Recent years have witnessed a massive increase in the amount of scientific literature and research data being published online, providing revelation about the advancements in the field of different domains. The introduction of aggregator services like CORE [1] has enabled unprecedented levels of open access to scholarly publications.

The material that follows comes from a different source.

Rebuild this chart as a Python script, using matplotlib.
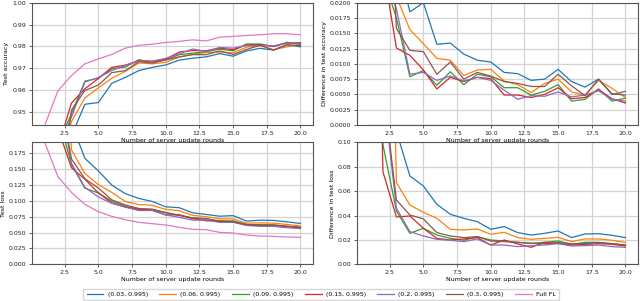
import matplotlib
matplotlib.use("Agg")
import matplotlib.pyplot as plt
import numpy as np

rounds = list(range(1, 21))
labels = ["(0.03, 0.995)", "(0.06, 0.995)", "(0.09, 0.995)", "(0.15, 0.995)",
          "(0.2, 0.995)", "(0.3, 0.995)", "Full FL"]
colors = ["tab:blue", "tab:orange", "tab:green", "tab:red", "tab:purple", "tab:brown", "tab:pink"]

# test accuracy per configuration (last one is Full FL)
acc_003 = [0.7035, 0.900, 0.9390, 0.9535, 0.9543, 0.9631, 0.9658, 0.9689, 0.9704, 0.9715,
           0.9737, 0.9746, 0.9752, 0.9767, 0.9755, 0.9779, 0.9791, 0.9783, 0.9808, 0.9798]
acc_006 = [0.7235, 0.9247, 0.9456, 0.9564, 0.9610, 0.9654, 0.9686, 0.9724, 0.9720, 0.9727,
           0.9751, 0.9764, 0.9772, 0.9774, 0.9771, 0.9796, 0.9804, 0.9785, 0.9798, 0.9808]
acc_009 = [0.7435, 0.9354, 0.9491, 0.9641, 0.9654, 0.9698, 0.9705, 0.9739, 0.9727, 0.9739,
           0.9762, 0.9769, 0.9776, 0.9787, 0.9780, 0.9811, 0.9811, 0.9799, 0.9819, 0.9809]
acc_015 = [0.7435, 0.9337, 0.9540, 0.9606, 0.9653, 0.9704, 0.9714, 0.9734, 0.9732, 0.9742,
           0.9774, 0.9781, 0.9780, 0.9792, 0.9785, 0.9807, 0.9808, 0.9800, 0.9815, 0.9817]
acc_020 = [0.7435, 0.9330, 0.9476, 0.9637, 0.9657, 0.9690, 0.9712, 0.9733, 0.9732, 0.9745,
           0.9766, 0.9788, 0.9777, 0.9795, 0.9792, 0.9804, 0.9804, 0.9802, 0.9816, 0.9814]
acc_030 = [0.7435, 0.900, 0.9508, 0.9598, 0.9623, 0.9680, 0.9689, 0.9730, 0.9724, 0.9738,
           0.9752, 0.9762, 0.9762, 0.9779, 0.9763, 0.9786, 0.9805, 0.9783, 0.9807, 0.9804]
acc_full = [0.9435, 0.9597, 0.9666, 0.9720, 0.9743, 0.9763, 0.9792, 0.9805, 0.9810, 0.9818,
            0.9823, 0.9830, 0.9825, 0.9842, 0.9846, 0.9850, 0.9853, 0.9858, 0.9858, 0.9853]

# difference in test accuracy (Full FL minus configuration)
dacc_003 = [0.24, 0.06, 0.0276, 0.0185, 0.0200, 0.0132, 0.0134, 0.0116, 0.0106, 0.0103,
            0.0086, 0.0084, 0.0073, 0.0075, 0.0091, 0.0071, 0.0062, 0.0075, 0.0050, 0.0055]
dacc_006 = [0.22, 0.035, 0.021, 0.0156, 0.0133, 0.0109, 0.0106, 0.0081, 0.0090, 0.0091,
            0.0072, 0.0066, 0.0053, 0.0068, 0.0075, 0.0054, 0.0049, 0.0073, 0.0060, 0.0045]
dacc_009 = [0.20, 0.0243, 0.0175, 0.0079, 0.0089, 0.0065, 0.0087, 0.0066, 0.0083, 0.0079,
            0.0061, 0.0061, 0.0049, 0.0055, 0.0066, 0.0039, 0.0042, 0.0059, 0.0039, 0.0044]
dacc_015 = [0.20, 0.026, 0.0126, 0.0114, 0.0090, 0.0059, 0.0078, 0.0071, 0.0078, 0.0076,
            0.0049, 0.0049, 0.0045, 0.0050, 0.0061, 0.0043, 0.0045, 0.0058, 0.0043, 0.0036]
dacc_020 = [0.20, 0.0267, 0.019, 0.0083, 0.0086, 0.0073, 0.0080, 0.0072, 0.0078, 0.0073,
            0.0057, 0.0042, 0.0048, 0.0047, 0.0054, 0.0046, 0.0049, 0.0056, 0.0042, 0.0039]
dacc_030 = [0.20, 0.06, 0.0158, 0.0122, 0.0120, 0.0083, 0.0103, 0.0075, 0.0086, 0.0080,
            0.0071, 0.0068, 0.0063, 0.0063, 0.0083, 0.0064, 0.0048, 0.0075, 0.0051, 0.0049]
dacc_full = [0.0] * 20

# test loss
loss_003 = [1.693, 1.0378, 0.2222, 0.1667, 0.1470, 0.1246, 0.1112, 0.1037, 0.0989, 0.0905,
            0.0891, 0.0810, 0.0785, 0.0757, 0.0766, 0.0680, 0.0694, 0.0691, 0.0668, 0.0643]
loss_006 = [1.593, 0.7378, 0.1802, 0.1429, 0.1254, 0.1131, 0.0989, 0.0941, 0.0929, 0.0864,
            0.0844, 0.0769, 0.0750, 0.0716, 0.0714, 0.0647, 0.0653, 0.0648, 0.0627, 0.0604]
loss_009 = [1.193, 0.2358, 0.1569, 0.1197, 0.1123, 0.0994, 0.0915, 0.0857, 0.0866, 0.0817,
            0.0773, 0.0730, 0.0717, 0.0683, 0.0684, 0.0625, 0.0625, 0.0620, 0.0599, 0.0582]
loss_015 = [0.793, 0.2136, 0.1520, 0.1339, 0.1123, 0.0967, 0.0901, 0.0868, 0.0858, 0.0776,
            0.0781, 0.0717, 0.0684, 0.0683, 0.0665, 0.0619, 0.0609, 0.0609, 0.0594, 0.0574]
loss_020 = [1.193, 0.2818, 0.1592, 0.1211, 0.1060, 0.0959, 0.0899, 0.0846, 0.0847, 0.0776,
            0.0740, 0.0695, 0.0698, 0.0661, 0.0662, 0.0611, 0.0598, 0.0598, 0.0575, 0.0563]
loss_030 = [1.193, 0.2848, 0.1659, 0.1347, 0.1200, 0.1014, 0.0934, 0.0879, 0.0866, 0.0809,
            0.0768, 0.0730, 0.0717, 0.0672, 0.0671, 0.0628, 0.0614, 0.0618, 0.0599, 0.0582]
loss_full = [0.193, 0.1378, 0.1132, 0.0943, 0.0828, 0.0754, 0.0702, 0.0660, 0.0639, 0.0618,
             0.0582, 0.0550, 0.0545, 0.0503, 0.0493, 0.0461, 0.0445, 0.0440, 0.0430, 0.0424]

# difference in test loss (configuration minus Full FL)
dloss_003 = [1.5, 0.9, 0.109, 0.0724, 0.0642, 0.0492, 0.0410, 0.0377, 0.0350, 0.0287,
             0.0309, 0.0260, 0.0240, 0.0254, 0.0273, 0.0219, 0.0249, 0.0251, 0.0238, 0.0219]
dloss_006 = [1.4, 0.6, 0.067, 0.0486, 0.0426, 0.0377, 0.0287, 0.0281, 0.0290, 0.0246,
             0.0262, 0.0219, 0.0205, 0.0213, 0.0221, 0.0186, 0.0208, 0.0208, 0.0197, 0.0180]
dloss_009 = [1.0, 0.098, 0.0437, 0.0254, 0.0295, 0.0240, 0.0213, 0.0197, 0.0227, 0.0199,
             0.0191, 0.0180, 0.0172, 0.0180, 0.0191, 0.0164, 0.0180, 0.0180, 0.0169, 0.0158]
dloss_015 = [0.6, 0.0758, 0.0388, 0.0396, 0.0295, 0.0213, 0.0199, 0.0208, 0.0219, 0.0158,
             0.0199, 0.0167, 0.0139, 0.0180, 0.0172, 0.0158, 0.0164, 0.0169, 0.0164, 0.0150]
dloss_020 = [1.0, 0.144, 0.046, 0.0268, 0.0232, 0.0205, 0.0197, 0.0186, 0.0208, 0.0158,
             0.0158, 0.0145, 0.0153, 0.0158, 0.0169, 0.0150, 0.0153, 0.0158, 0.0145, 0.0139]
dloss_030 = [1.0, 0.147, 0.0527, 0.0404, 0.0372, 0.0260, 0.0232, 0.0219, 0.0227, 0.0191,
             0.0186, 0.0180, 0.0172, 0.0169, 0.0178, 0.0167, 0.0169, 0.0178, 0.0169, 0.0158]
dloss_full = [0.0] * 20

panels = [
    ([acc_003, acc_006, acc_009, acc_015, acc_020, acc_030, acc_full], "Test accuracy", (0.944, 1.0)),
    ([dacc_003, dacc_006, dacc_009, dacc_015, dacc_020, dacc_030, dacc_full], "Difference in test accuracy", (0.0, 0.02)),
    ([loss_003, loss_006, loss_009, loss_015, loss_020, loss_030, loss_full], "Test loss", (0.0, 0.192)),
    ([dloss_003, dloss_006, dloss_009, dloss_015, dloss_020, dloss_030, dloss_full], "Difference in test loss", (0.0, 0.1)),
]

fs = 4.5
fig = plt.figure(figsize=(6.4, 3.01), dpi=100)
boxes = [[0.0495, 0.5847, 0.44, 0.4063], [0.5573, 0.5847, 0.44, 0.4063],
         [0.0495, 0.1219, 0.44, 0.4053], [0.5573, 0.1219, 0.44, 0.4053]]

for box, (series, ylabel, ylim) in zip(boxes, panels):
    ax = fig.add_axes(box)
    # Full FL first so it sits under the others
    order = [6, 0, 1, 2, 3, 4, 5]
    for i in order:
        ax.plot(rounds, series[i], color=colors[i], lw=0.9, label=labels[i])
    ax.set_ylim(*ylim)
    ax.grid(True, color="#d3d3d3", lw=0.9)
    ax.set_axisbelow(True)
    ax.tick_params(labelsize=fs, length=2, width=0.5, pad=2, colors="#222222")
    for s in ax.spines.values():
        s.set_color("#555555")
        s.set_linewidth(0.8)
    ax.set_ylabel(ylabel, fontsize=fs, labelpad=2)
    ax.set_xlabel("Number of server update rounds", fontsize=fs, labelpad=1.5)

handles = [plt.Line2D([], [], color=c, lw=0.9) for c in colors]
fig.legend(handles, labels, loc="center", bbox_to_anchor=(0.502, 0.022), ncol=7,
           fontsize=fs, frameon=True, handlelength=2.7, columnspacing=1.85,
           borderpad=0.5, handletextpad=0.65, edgecolor="#cccccc", fancybox=True)

fig.savefig("out.png", dpi=100)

The availability of full text of the research documents facilitates the possibility of extending the bibliometric studies by identifying the context of the citations [2]. The shared task organized as part of the WOSP 2020 focuses on classifying citation context in research publications based on their influence and purpose.

Subtask A: Multiclass classification of citations into one of six classes; Background, Uses, Compare_Contrast, Motivation, Extension and Future.

Subtask B: Subtask A: Binary classification of citations based on the classes, Incidental and Influential, a task for identifying the importance of a citation. Given a citation context, the participants are required to predict the intent of the citations.

Dataset for 3C Shared Task

The participants will be provided with a labeled dataset of 3000 instances annotated using the ACT platform[3].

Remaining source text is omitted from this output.